Greek Bonds Said to Trade as Bailout Accord Eases ParalysisBy
Sovereign, company securities change hands as uncertainty ebbs
Bank notes miss out in still limited pickup in debt trading
Greek bonds started changing hands again after a national bailout agreement eased uncertainty that had paralyzed the market.
Trades this week have included short- and long-term government bonds, and economy-linked warrants, according to two people familiar with the matter, who asked not to be identified because the deals were private. Notes from companies heavily reliant on sales in Greece, such as Hellenic Petroleum SA and Hellenic Telecommunications Organization SA, have also been bought and sold, they said.
The limited resumption of trading follows an agreement between Greek Prime Minister Alexis Tsipras and European creditors that could let the country remain in the euro and access 86 billion euros ($94 billion) of bailout loans. Deals dried up for about two weeks as protracted negotiations and a referendum fueled uncertainty about Greece’s future in the single currency, deterring even most distressed-debt funds from buying local bonds.
“Trading has picked up from almost zero,” said Celestino Amore, founder of IlliquidX, a distressed debt-brokerage firm in London. “Funds are taking positions, although playing Greece is still a risky bet.”
The bailout plan faces a number of hurdles even after local lawmakers approved pension curbs and state-asset sales needed to open talks on aid. German Finance Minister Wolfgang Schaeuble said hours after Thursday’s early-morning vote in Athens that Greece can only get a debt reduction if it leaves the single currency. The deal also needs to be approved by a number of national parliaments, including Germany and Finland.
Notes traded this week included portions of a 4-billion euro Greek sovereign bond due 2019, the people said. The securities changed hands for 63 cents on the euro, they said. The bonds, issued at par in April 2014, were quoted at a record-low 39 cents on July 8.
Trading in government bonds remains “skimpy,” Amore said.
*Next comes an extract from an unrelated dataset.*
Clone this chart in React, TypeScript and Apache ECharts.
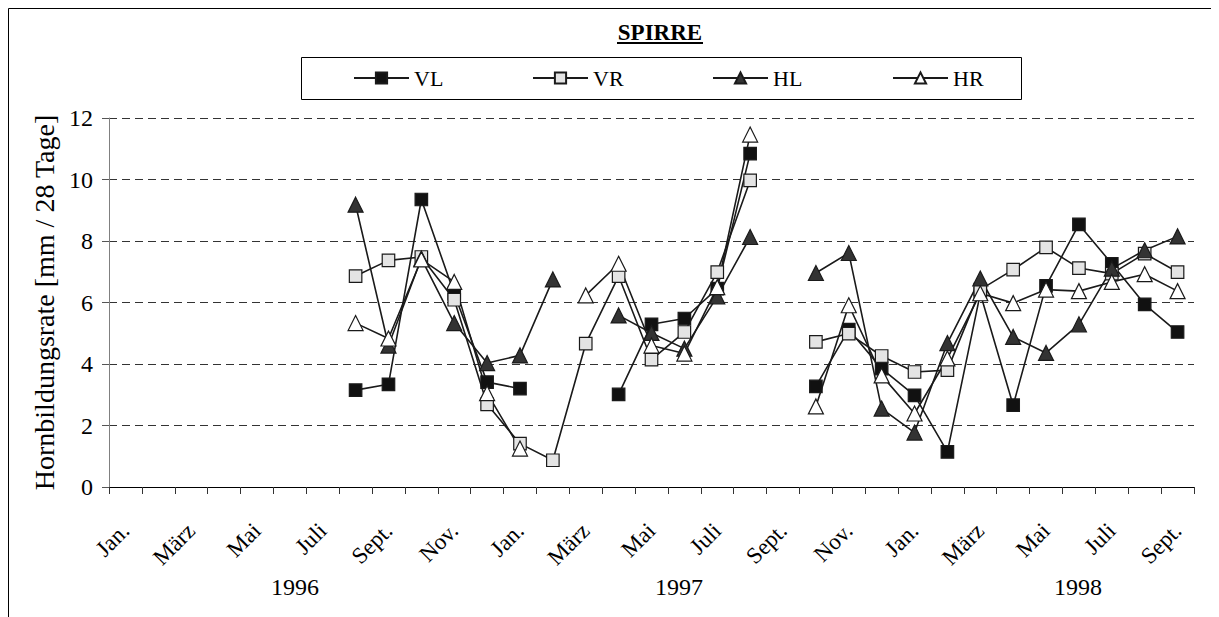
import React, { useEffect, useRef } from "react";
import * as echarts from "echarts";

// 33 months: Jan 1996 .. Sept 1998
const monthKeys = [
  "1996-01", "1996-02", "1996-03", "1996-04", "1996-05", "1996-06", "1996-07", "1996-08", "1996-09", "1996-10", "1996-11", "1996-12",
  "1997-01", "1997-02", "1997-03", "1997-04", "1997-05", "1997-06", "1997-07", "1997-08", "1997-09", "1997-10", "1997-11", "1997-12",
  "1998-01", "1998-02", "1998-03", "1998-04", "1998-05", "1998-06", "1998-07", "1998-08", "1998-09",
];
// label shown every second month
const tickLabels = [
  "Jan.", "", "März", "", "Mai", "", "Juli", "", "Sept.", "", "Nov.", "",
  "Jan.", "", "März", "", "Mai", "", "Juli", "", "Sept.", "", "Nov.", "",
  "Jan.", "", "März", "", "Mai", "", "Juli", "", "Sept.",
];
const years = ["1996", "1997", "1998"];

const N = null;
const VL = [N, N, N, N, N, N, N, 3.15, 3.34, 9.35, 6.29, 3.41, 3.2, N, N, 3.01, 5.29, 5.48, 6.45, 10.84, N, 3.27, 5.12, 3.85, 2.98, 1.14, 6.29, 2.66, 6.54, 8.54, 7.26, 5.94, 5.04];
const VR = [N, N, N, N, N, N, N, 6.86, 7.37, 7.48, 6.09, 2.69, 1.41, 0.87, 4.66, 6.86, 4.14, 5.04, 6.99, 9.97, N, 4.72, 4.99, 4.26, 3.74, 3.8, 6.42, 7.07, 7.79, 7.12, 6.94, 7.59, 6.99];
const HL = [N, N, N, N, N, N, N, 9.18, 4.6, 7.43, 5.33, 4.03, 4.28, 6.75, N, 5.58, 5.01, 4.5, 6.2, 8.13, N, 6.96, 7.61, 2.55, 1.77, 4.68, 6.78, 4.88, 4.36, 5.29, 7.1, 7.7, 8.15];
const HR = [N, N, N, N, N, N, N, 5.33, 4.83, 7.4, 6.67, 3.05, 1.25, N, 6.23, 7.26, 4.6, 4.34, 6.5, 11.46, N, 2.62, 5.91, 3.63, 2.39, 4.18, 6.3, 5.98, 6.42, 6.37, 6.67, 6.92, 6.37];

const FONT = "'Times New Roman', 'Liberation Serif', serif";

export default function App() {
  const ref = useRef<HTMLDivElement>(null);
  useEffect(() => {
    if (!ref.current) return;
    const chart = echarts.init(ref.current, undefined, { renderer: "svg" });
    const mk = (
      name: string,
      arr: (number | null)[],
      symbol: string,
      size: number,
      fill: string
    ) => ({
      name,
      type: "line",
      data: arr.map((v) => (v === null ? "-" : v)),
      symbol,
      symbolSize: size,
      showSymbol: true,
      connectNulls: false,
      lineStyle: { color: "#1a1a1a", width: 1.6 },
      itemStyle: { color: fill, borderColor: "#1a1a1a", borderWidth: 1.2 },
      emphasis: { disabled: true },
    });
    const legendStarts = [340, 519, 699, 879];
    const names = ["VL", "VR", "HL", "HR"];
    chart.setOption({
      animation: false,
      textStyle: { fontFamily: FONT },
      grid: { left: 101, top: 110, width: 1085, height: 369, containLabel: false },
      legend: names.map((n, i) => ({
        data: [n],
        left: legendStarts[i],
        top: 54,
        itemWidth: 55,
        itemHeight: 14,
        itemGap: 7,
        textStyle: { fontFamily: FONT, fontSize: 22, color: "#000" },
        selectedMode: false,
      })),
      xAxis: {
        type: "category",
        data: monthKeys,
        boundaryGap: true,
        axisLine: { show: true, onZero: false, lineStyle: { color: "#000", width: 1 } },
        axisTick: { show: true, interval: 0, length: 7, lineStyle: { color: "#333" } },
        splitLine: { show: false },
        axisLabel: {
          interval: 0,
          rotate: 45,
          margin: 40,
          fontFamily: FONT,
          fontSize: 23,
          color: "#000",
          formatter: (_v: string, idx: number) => tickLabels[idx] ?? "",
        },
      },
      yAxis: {
        type: "value",
        min: 0,
        max: 12,
        interval: 2,
        name: "Hornbildungsrate [mm / 28 Tage]",
        nameLocation: "middle",
        nameGap: 51,
        nameTextStyle: { fontFamily: FONT, fontSize: 28, color: "#000" },
        axisLine: { show: true, lineStyle: { color: "#808080", width: 1 } },
        axisTick: { show: true, length: 7, lineStyle: { color: "#555" } },
        axisLabel: { margin: 16, fontFamily: FONT, fontSize: 24, color: "#000" },
        splitLine: { show: true, lineStyle: { color: "#333", width: 1, type: [8, 5] } },
      },
      series: [
        mk("VL", VL, "rect", 12.5, "#111111"),
        mk("VR", VR, "rect", 12.5, "#e4e4e4"),
        mk("HL", HL, "triangle", 15, "#333333"),
        mk("HR", HR, "triangle", 15, "#ffffff"),
      ],
      graphic: [
        {
          type: "rect",
          shape: { x: 0.5, y: 0.5, width: 1203, height: 640 },
          style: { fill: "none", stroke: "#000", lineWidth: 1 },
          silent: true,
        },
        {
          type: "rect",
          shape: { x: 293.5, y: 49.5, width: 720, height: 42 },
          style: { fill: "none", stroke: "#000", lineWidth: 1 },
          silent: true,
        },
        {
          type: "text",
          x: 652,
          y: 24,
          style: {
            text: "SPIRRE",
            fontFamily: FONT,
            fontSize: 23,
            fontWeight: "bold",
            fill: "#000",
            align: "center",
            verticalAlign: "middle",
          },
        },
        {
          type: "line",
          shape: { x1: 609, y1: 35, x2: 695, y2: 35 },
          style: { stroke: "#000", lineWidth: 2 },
        },
        ...years.map((y, i) => ({
          type: "text",
          x: [287, 671, 1070][i],
          y: 579,
          style: {
            text: y,
            fontFamily: FONT,
            fontSize: 24,
            fill: "#000",
            align: "center",
            verticalAlign: "middle",
          },
        })),
      ],
    });
    return () => chart.dispose();
  }, []);
  return <div ref={ref} style={{ width: 1204, height: 620 }} />;
}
This is because most are held by Greek retail investors and trading has been suspended on HDAT, the nation’s electronic secondary securities market, since June 29. Even before the shutdown, no government bonds changed hands on HDAT last month, according to data from the Bank of Greece and the Athens News Agency.
Many banks and brokers also still have internal bans on trading Greek assets, which is weighing on overall volumes, said Bill Blain, a strategist at Mint Partners in London. He declined to comment on whether Mint was trading in Greek assets or with Greek counterparties.
Bonds issued by Greece’s four main banks have been left out of the revival, the people said. That partly reflects concerns about cash shortages that have caused the government to keep branches closed since June 29 and limit customers’ ATM withdrawals to 60 euros a day.
Piraeus Bank SA’s senior notes due 2017 are at 34 cents, down from 41 cents at the end of June, according to data compiled by Bloomberg.
Hellenic Petroleum’s 325 million-euro bonds due 2019 have surged 24 cents since July 10 to 80 cents, recouping most of the losses suffered in the last four weeks as bailout talks stalled. The government may reduce its 35 percent stake in the refiner under a program of state-asset sales imposed by creditors.
“These bonds have rallied on the agreement, but there’s room for further gains,” said Dimitris Dalipis, a fund manager at Alpha Trust Mutual Fund Management SA in Athens.